Signs you have outgrown your team structure:
- Two engineers are blocked on the same issue at the same time more than once per sprint
- No one owns the production environment — incidents get escalated to the founder
- The roadmap is written by one person and not visible to the engineering team
The answer is not always to hire more people. Often it is to introduce clearer ownership (feature teams, platform team, SRE) and better processes (incident management, architectural decision records, sprint ceremonies with teeth).
Refactor vs.

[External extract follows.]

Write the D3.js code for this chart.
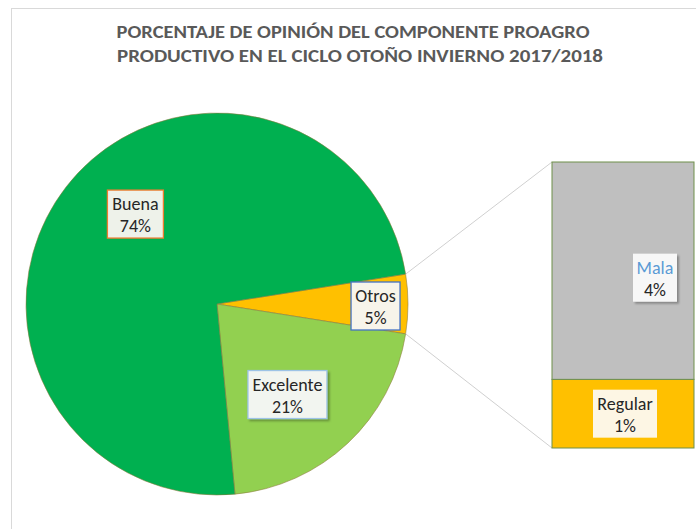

Rebuild: The Decision Framework
One of the most expensive mistakes in SaaS scaling is choosing a full rewrite when a targeted refactor would suffice — or doing the opposite.
Use this heuristic:
- Refactor when the architecture is fundamentally sound but implementation quality is poor
- Rewrite a module when a specific component is the bottleneck and is clearly bounded
- Rebuild only when the architecture is fundamentally unable to support your target scale, AND you have the runway and team to do it safely alongside maintaining the existing product
Most "let's rewrite everything" decisions are premature. The second-system effect is real.
Where to Start
If you are not sure where your scaling ceiling is, begin with a structured technical audit. Map your architecture, benchmark your infrastructure under simulated load, review your codebase complexity metrics, and interview your engineering team about their friction points.
The output is a prioritized list of interventions with effort vs. impact estimates — the basis of a realistic scaling roadmap.